One of the tugs took off after the expanding cloud of metal which had been the carrier and its cargo, to chart its course for later retrieval and to search for possible survivors among its crew. The remaining tugs checked the spin on the accommodation module, then gave what help they could until the emergency teams from nearby mining installations, and ultimately Rhabwar, arrived.

Except for a few Hudlars who were not inconvenienced by vacuum conditions, and a number of Tralthans who could also survive airlessness for short periods by going into hibernation mode and sealing all their body orifices, nobody along the stricken side of the module had survived. Even the immensely strong and tough-skinned Hudlars and Tralthans could not live in zero pressure when their bodies had been traumatically opened to space, and massive explosive decompression was not a condition which could be cured, even in Sector General.

The Hudlar and Tralthan quarters had suffered worst in the collision. Elsewhere the structure had retained its air even though the emergency drill condition meant that the occupants were in spacesuits anyway, so a pressure drop would not have been a problem. But in these areas it was the sudden deceleration and spin following the collision which had caused the casualties—hundreds of them which, because of the protection given by the suits, were serious rather than critical.
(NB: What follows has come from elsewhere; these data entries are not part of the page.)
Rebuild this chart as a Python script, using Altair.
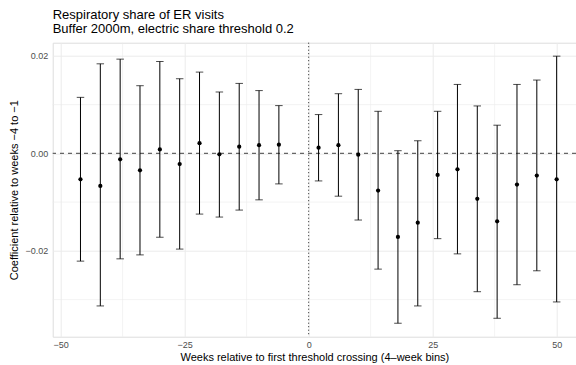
import altair as alt
import pandas as pd

weeks = [-46, -42, -38, -34, -30, -26, -22, -18, -14, -10, -6,
         2, 6, 10, 14, 18, 22, 26, 30, 34, 38, 42, 46, 50]
coef = [-0.00531, -0.00667, -0.00122, -0.00347, 0.00082, -0.00218, 0.00210, -0.00020, 0.00137, 0.00169, 0.00178,
        0.00116, 0.00169, -0.00027, -0.00762, -0.01714, -0.01422, -0.00443, -0.00327, -0.00933, -0.01394, -0.00639, -0.00455, -0.00531]
upper = [0.01149, 0.01837, 0.01933, 0.01388, 0.01884, 0.01531, 0.01667, 0.01259, 0.01435, 0.01288, 0.00980,
         0.00796, 0.01224, 0.01312, 0.00863, 0.00055, 0.00259, 0.00863, 0.01414, 0.00973, 0.00578, 0.01414, 0.01504, 0.01994]
lower = [-0.02210, -0.03129, -0.02163, -0.02082, -0.01720, -0.01963, -0.01245, -0.01306, -0.01163, -0.00953, -0.00626,
         -0.00565, -0.00878, -0.01367, -0.02374, -0.03484, -0.03129, -0.01749, -0.02061, -0.02837, -0.03382, -0.02694, -0.02408, -0.03047]

major_x = [-50, -25, 0, 25, 50]
minor_x = [-37.5, -12.5, 12.5, 37.5]
major_y = [-0.02, 0.0, 0.02]
minor_y = [-0.03, -0.01, 0.01]
ref_y = [0.0]
ref_x = [0.0]

df = pd.DataFrame({"week": weeks, "coef": coef, "upper": upper, "lower": lower})

FONT = "Liberation Sans"
GRID = "#EBEBEB"

xs = alt.Scale(domain=[-51.6, 53.9], nice=False, zero=False)
ys = alt.Scale(domain=[-0.0376, 0.0227], nice=False, zero=False)

x_axis = alt.Axis(values=major_x, format="d", title="Weeks relative to first threshold crossing (4\u2013week bins)",
                  grid=True, gridColor=GRID, gridWidth=1, domain=False, ticks=False,
                  labelColor="#4D4D4D", labelFontSize=9, labelPadding=4, labelFont=FONT,
                  titleFont=FONT, titleFontSize=11, titleFontWeight="normal", titleColor="black", titlePadding=2)
y_axis = alt.Axis(values=major_y, format=".2f", title="Coefficient relative to weeks \u22124 to \u22121",
                  grid=True, gridColor=GRID, gridWidth=1, domain=False, ticks=False,
                  labelColor="#4D4D4D", labelFontSize=9, labelPadding=5, labelFont=FONT,
                  titleFont=FONT, titleFontSize=11, titleFontWeight="normal", titleColor="black", titlePadding=5)

minor_h = alt.Chart(pd.DataFrame({"y": minor_y})).mark_rule(color=GRID, strokeWidth=0.6).encode(
    y=alt.Y("y:Q", scale=ys, axis=y_axis))
minor_v = alt.Chart(pd.DataFrame({"x": minor_x})).mark_rule(color=GRID, strokeWidth=0.6).encode(
    x=alt.X("x:Q", scale=xs, axis=x_axis))

hline = alt.Chart(pd.DataFrame({"y": ref_y})).mark_rule(color="#666666", strokeWidth=1.1, strokeDash=[4, 4]).encode(
    y=alt.Y("y:Q", scale=ys))
vline = alt.Chart(pd.DataFrame({"x": ref_x})).mark_rule(color="#222222", strokeWidth=1, strokeDash=[1, 2.5]).encode(
    x=alt.X("x:Q", scale=xs))

bars = alt.Chart(df).mark_rule(color="black", strokeWidth=1).encode(
    x=alt.X("week:Q", scale=xs), y=alt.Y("lower:Q", scale=ys), y2="upper:Q")
cap_lo = alt.Chart(df).mark_tick(color="black", orient="horizontal", size=7.5, thickness=1).encode(
    x=alt.X("week:Q", scale=xs), y=alt.Y("lower:Q", scale=ys))
cap_hi = alt.Chart(df).mark_tick(color="black", orient="horizontal", size=7.5, thickness=1).encode(
    x=alt.X("week:Q", scale=xs), y=alt.Y("upper:Q", scale=ys))
pts = alt.Chart(df).mark_circle(color="black", size=18, opacity=1).encode(
    x=alt.X("week:Q", scale=xs), y=alt.Y("coef:Q", scale=ys))

chart = alt.layer(minor_h, minor_v, hline, vline, bars, cap_lo, cap_hi, pts).properties(
    width=523.3, height=294,
    title=alt.TitleParams(
        text=["Respiratory share of ER visits", "Buffer 2000m, electric share threshold 0.2"],
        anchor="start", frame="group", font=FONT, fontSize=13, fontWeight="normal",
        color="black", lineHeight=14, offset=6),
    autosize=alt.AutoSizeParams(type="none"),
    padding={"left": 52.7, "top": 42.7, "right": 0, "bottom": 28.3},
).configure_view(stroke=None).configure(background="white")

chart.save("out.html", embed_options={"renderer": "svg", "actions": False})
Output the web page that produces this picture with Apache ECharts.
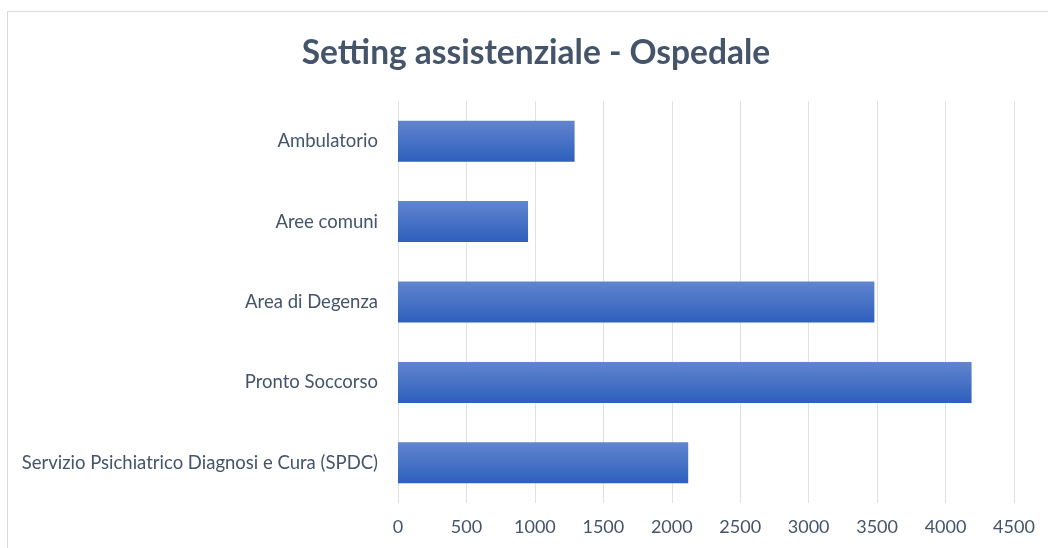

When the module’s artificial gravity was restored, the majority of these were treated by the Menelden complex’s same-species medics and held in makeshift wards to await transfer to their home planets for further treatment or recuperation.

Only the really serious cases were sent to Sector General.

News of the Menelden accident had reached the hospital just in time to allow Conway to avoid having to face another serious problem, although regarding a major accident as a handy excuse for postponing a particularly worrying meeting was, he thought, neither admirable nor unselfish.